BRIEF -
Output every line of the data exactly as it appears.

DATASET CONTENT -

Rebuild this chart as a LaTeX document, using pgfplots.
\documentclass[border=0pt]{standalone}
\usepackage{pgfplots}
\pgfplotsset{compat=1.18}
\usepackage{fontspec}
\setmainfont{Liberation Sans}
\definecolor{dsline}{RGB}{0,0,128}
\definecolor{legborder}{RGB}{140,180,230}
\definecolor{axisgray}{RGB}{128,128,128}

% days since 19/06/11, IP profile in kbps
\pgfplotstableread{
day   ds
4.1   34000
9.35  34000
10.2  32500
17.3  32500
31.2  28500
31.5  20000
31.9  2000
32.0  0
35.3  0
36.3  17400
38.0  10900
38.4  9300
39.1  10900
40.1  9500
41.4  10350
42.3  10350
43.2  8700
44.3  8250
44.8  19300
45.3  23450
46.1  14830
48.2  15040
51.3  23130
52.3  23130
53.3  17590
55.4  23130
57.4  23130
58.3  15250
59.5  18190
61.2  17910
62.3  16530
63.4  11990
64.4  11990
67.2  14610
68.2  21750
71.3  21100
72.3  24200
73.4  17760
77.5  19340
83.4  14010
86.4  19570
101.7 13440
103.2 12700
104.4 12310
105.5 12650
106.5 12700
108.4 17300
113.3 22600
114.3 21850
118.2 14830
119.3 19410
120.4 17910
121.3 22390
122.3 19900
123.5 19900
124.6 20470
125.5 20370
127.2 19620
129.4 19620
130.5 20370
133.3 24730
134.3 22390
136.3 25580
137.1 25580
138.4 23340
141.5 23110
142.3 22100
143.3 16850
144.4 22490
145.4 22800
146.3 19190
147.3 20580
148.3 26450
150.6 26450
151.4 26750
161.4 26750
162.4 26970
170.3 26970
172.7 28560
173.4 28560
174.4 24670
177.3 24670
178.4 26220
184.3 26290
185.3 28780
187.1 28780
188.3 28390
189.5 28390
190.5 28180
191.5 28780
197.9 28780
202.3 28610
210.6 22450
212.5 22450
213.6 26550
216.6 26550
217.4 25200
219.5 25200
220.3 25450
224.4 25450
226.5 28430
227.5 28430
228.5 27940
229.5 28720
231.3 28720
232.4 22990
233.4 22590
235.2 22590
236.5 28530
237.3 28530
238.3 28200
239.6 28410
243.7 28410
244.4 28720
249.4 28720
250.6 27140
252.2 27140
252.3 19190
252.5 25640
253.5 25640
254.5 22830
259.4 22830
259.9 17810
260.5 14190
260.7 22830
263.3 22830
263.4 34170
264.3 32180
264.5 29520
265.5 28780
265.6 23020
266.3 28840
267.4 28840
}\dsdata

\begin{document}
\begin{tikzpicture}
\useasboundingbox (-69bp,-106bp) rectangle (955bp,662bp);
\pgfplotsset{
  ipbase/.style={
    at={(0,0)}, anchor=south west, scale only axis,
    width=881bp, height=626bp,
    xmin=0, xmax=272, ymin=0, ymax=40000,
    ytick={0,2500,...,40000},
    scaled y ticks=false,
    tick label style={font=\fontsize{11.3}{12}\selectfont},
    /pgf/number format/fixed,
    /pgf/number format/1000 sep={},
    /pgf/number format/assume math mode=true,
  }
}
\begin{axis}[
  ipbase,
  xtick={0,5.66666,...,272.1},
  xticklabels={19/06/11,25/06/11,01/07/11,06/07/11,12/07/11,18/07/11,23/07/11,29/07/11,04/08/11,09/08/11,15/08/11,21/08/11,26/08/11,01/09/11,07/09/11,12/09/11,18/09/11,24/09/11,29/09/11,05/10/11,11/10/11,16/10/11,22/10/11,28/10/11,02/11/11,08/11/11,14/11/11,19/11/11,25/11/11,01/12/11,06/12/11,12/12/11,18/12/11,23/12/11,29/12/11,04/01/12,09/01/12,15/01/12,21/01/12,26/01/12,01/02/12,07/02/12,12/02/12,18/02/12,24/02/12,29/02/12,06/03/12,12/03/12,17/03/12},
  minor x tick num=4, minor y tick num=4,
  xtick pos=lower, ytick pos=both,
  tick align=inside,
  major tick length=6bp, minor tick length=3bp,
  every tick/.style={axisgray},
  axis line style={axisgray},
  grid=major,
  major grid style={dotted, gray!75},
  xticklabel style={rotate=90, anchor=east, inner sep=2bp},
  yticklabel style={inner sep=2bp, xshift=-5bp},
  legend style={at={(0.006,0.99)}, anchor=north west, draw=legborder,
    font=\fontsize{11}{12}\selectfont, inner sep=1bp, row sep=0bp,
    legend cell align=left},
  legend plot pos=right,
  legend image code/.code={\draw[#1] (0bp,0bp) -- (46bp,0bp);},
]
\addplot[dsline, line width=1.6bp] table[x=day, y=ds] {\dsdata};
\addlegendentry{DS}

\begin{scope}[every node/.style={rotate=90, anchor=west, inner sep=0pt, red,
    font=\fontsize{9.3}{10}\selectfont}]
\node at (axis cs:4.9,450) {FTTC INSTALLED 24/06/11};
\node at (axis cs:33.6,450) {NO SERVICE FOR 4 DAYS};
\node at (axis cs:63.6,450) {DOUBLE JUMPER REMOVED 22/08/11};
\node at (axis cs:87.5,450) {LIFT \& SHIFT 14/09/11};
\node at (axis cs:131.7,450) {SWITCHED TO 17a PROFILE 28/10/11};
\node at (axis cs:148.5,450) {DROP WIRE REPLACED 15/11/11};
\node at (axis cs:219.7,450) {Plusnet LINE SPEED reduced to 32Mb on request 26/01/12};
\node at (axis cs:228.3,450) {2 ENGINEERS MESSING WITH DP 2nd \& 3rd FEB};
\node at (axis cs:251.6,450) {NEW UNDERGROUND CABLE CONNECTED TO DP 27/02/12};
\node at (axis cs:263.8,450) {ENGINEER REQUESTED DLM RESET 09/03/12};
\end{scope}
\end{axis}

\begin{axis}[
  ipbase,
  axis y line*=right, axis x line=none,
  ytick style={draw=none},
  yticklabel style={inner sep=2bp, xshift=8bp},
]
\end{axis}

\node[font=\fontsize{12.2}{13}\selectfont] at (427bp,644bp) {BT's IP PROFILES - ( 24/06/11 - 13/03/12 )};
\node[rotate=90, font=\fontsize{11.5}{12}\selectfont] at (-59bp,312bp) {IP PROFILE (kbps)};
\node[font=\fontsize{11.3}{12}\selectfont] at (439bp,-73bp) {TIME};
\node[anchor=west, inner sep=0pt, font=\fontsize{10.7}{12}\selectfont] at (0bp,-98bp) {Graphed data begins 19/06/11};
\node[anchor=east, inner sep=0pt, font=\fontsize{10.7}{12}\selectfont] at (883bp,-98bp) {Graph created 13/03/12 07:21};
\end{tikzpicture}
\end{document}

SOLUTION -
Rebuild this chart as a LaTeX document, using pgfplots.
\documentclass[border=0pt]{standalone}
\usepackage{pgfplots}
\pgfplotsset{compat=1.18}
\usepackage{fontspec}
\setmainfont{Liberation Sans}
\definecolor{dsline}{RGB}{0,0,128}
\definecolor{legborder}{RGB}{140,180,230}
\definecolor{axisgray}{RGB}{128,128,128}

% days since 19/06/11, IP profile in kbps
\pgfplotstableread{
day   ds
4.1   34000
9.35  34000
10.2  32500
17.3  32500
31.2  28500
31.5  20000
31.9  2000
32.0  0
35.3  0
36.3  17400
38.0  10900
38.4  9300
39.1  10900
40.1  9500
41.4  10350
42.3  10350
43.2  8700
44.3  8250
44.8  19300
45.3  23450
46.1  14830
48.2  15040
51.3  23130
52.3  23130
53.3  17590
55.4  23130
57.4  23130
58.3  15250
59.5  18190
61.2  17910
62.3  16530
63.4  11990
64.4  11990
67.2  14610
68.2  21750
71.3  21100
72.3  24200
73.4  17760
77.5  19340
83.4  14010
86.4  19570
101.7 13440
103.2 12700
104.4 12310
105.5 12650
106.5 12700
108.4 17300
113.3 22600
114.3 21850
118.2 14830
119.3 19410
120.4 17910
121.3 22390
122.3 19900
123.5 19900
124.6 20470
125.5 20370
127.2 19620
129.4 19620
130.5 20370
133.3 24730
134.3 22390
136.3 25580
137.1 25580
138.4 23340
141.5 23110
142.3 22100
143.3 16850
144.4 22490
145.4 22800
146.3 19190
147.3 20580
148.3 26450
150.6 26450
151.4 26750
161.4 26750
162.4 26970
170.3 26970
172.7 28560
173.4 28560
174.4 24670
177.3 24670
178.4 26220
184.3 26290
185.3 28780
187.1 28780
188.3 28390
189.5 28390
190.5 28180
191.5 28780
197.9 28780
202.3 28610
210.6 22450
212.5 22450
213.6 26550
216.6 26550
217.4 25200
219.5 25200
220.3 25450
224.4 25450
226.5 28430
227.5 28430
228.5 27940
229.5 28720
231.3 28720
232.4 22990
233.4 22590
235.2 22590
236.5 28530
237.3 28530
238.3 28200
239.6 28410
243.7 28410
244.4 28720
249.4 28720
250.6 27140
252.2 27140
252.3 19190
252.5 25640
253.5 25640
254.5 22830
259.4 22830
259.9 17810
260.5 14190
260.7 22830
263.3 22830
263.4 34170
264.3 32180
264.5 29520
265.5 28780
265.6 23020
266.3 28840
267.4 28840
}\dsdata

\begin{document}
\begin{tikzpicture}
\useasboundingbox (-69bp,-106bp) rectangle (955bp,662bp);
\pgfplotsset{
  ipbase/.style={
    at={(0,0)}, anchor=south west, scale only axis,
    width=881bp, height=626bp,
    xmin=0, xmax=272, ymin=0, ymax=40000,
    ytick={0,2500,...,40000},
    scaled y ticks=false,
    tick label style={font=\fontsize{11.3}{12}\selectfont},
    /pgf/number format/fixed,
    /pgf/number format/1000 sep={},
    /pgf/number format/assume math mode=true,
  }
}
\begin{axis}[
  ipbase,
  xtick={0,5.66666,...,272.1},
  xticklabels={19/06/11,25/06/11,01/07/11,06/07/11,12/07/11,18/07/11,23/07/11,29/07/11,04/08/11,09/08/11,15/08/11,21/08/11,26/08/11,01/09/11,07/09/11,12/09/11,18/09/11,24/09/11,29/09/11,05/10/11,11/10/11,16/10/11,22/10/11,28/10/11,02/11/11,08/11/11,14/11/11,19/11/11,25/11/11,01/12/11,06/12/11,12/12/11,18/12/11,23/12/11,29/12/11,04/01/12,09/01/12,15/01/12,21/01/12,26/01/12,01/02/12,07/02/12,12/02/12,18/02/12,24/02/12,29/02/12,06/03/12,12/03/12,17/03/12},
  minor x tick num=4, minor y tick num=4,
  xtick pos=lower, ytick pos=both,
  tick align=inside,
  major tick length=6bp, minor tick length=3bp,
  every tick/.style={axisgray},
  axis line style={axisgray},
  grid=major,
  major grid style={dotted, gray!75},
  xticklabel style={rotate=90, anchor=east, inner sep=2bp},
  yticklabel style={inner sep=2bp, xshift=-5bp},
  legend style={at={(0.006,0.99)}, anchor=north west, draw=legborder,
    font=\fontsize{11}{12}\selectfont, inner sep=1bp, row sep=0bp,
    legend cell align=left},
  legend plot pos=right,
  legend image code/.code={\draw[#1] (0bp,0bp) -- (46bp,0bp);},
]
\addplot[dsline, line width=1.6bp] table[x=day, y=ds] {\dsdata};
\addlegendentry{DS}

\begin{scope}[every node/.style={rotate=90, anchor=west, inner sep=0pt, red,
    font=\fontsize{9.3}{10}\selectfont}]
\node at (axis cs:4.9,450) {FTTC INSTALLED 24/06/11};
\node at (axis cs:33.6,450) {NO SERVICE FOR 4 DAYS};
\node at (axis cs:63.6,450) {DOUBLE JUMPER REMOVED 22/08/11};
\node at (axis cs:87.5,450) {LIFT \& SHIFT 14/09/11};
\node at (axis cs:131.7,450) {SWITCHED TO 17a PROFILE 28/10/11};
\node at (axis cs:148.5,450) {DROP WIRE REPLACED 15/11/11};
\node at (axis cs:219.7,450) {Plusnet LINE SPEED reduced to 32Mb on request 26/01/12};
\node at (axis cs:228.3,450) {2 ENGINEERS MESSING WITH DP 2nd \& 3rd FEB};
\node at (axis cs:251.6,450) {NEW UNDERGROUND CABLE CONNECTED TO DP 27/02/12};
\node at (axis cs:263.8,450) {ENGINEER REQUESTED DLM RESET 09/03/12};
\end{scope}
\end{axis}

\begin{axis}[
  ipbase,
  axis y line*=right, axis x line=none,
  ytick style={draw=none},
  yticklabel style={inner sep=2bp, xshift=8bp},
]
\end{axis}

\node[font=\fontsize{12.2}{13}\selectfont] at (427bp,644bp) {BT's IP PROFILES - ( 24/06/11 - 13/03/12 )};
\node[rotate=90, font=\fontsize{11.5}{12}\selectfont] at (-59bp,312bp) {IP PROFILE (kbps)};
\node[font=\fontsize{11.3}{12}\selectfont] at (439bp,-73bp) {TIME};
\node[anchor=west, inner sep=0pt, font=\fontsize{10.7}{12}\selectfont] at (0bp,-98bp) {Graphed data begins 19/06/11};
\node[anchor=east, inner sep=0pt, font=\fontsize{10.7}{12}\selectfont] at (883bp,-98bp) {Graph created 13/03/12 07:21};
\end{tikzpicture}
\end{document}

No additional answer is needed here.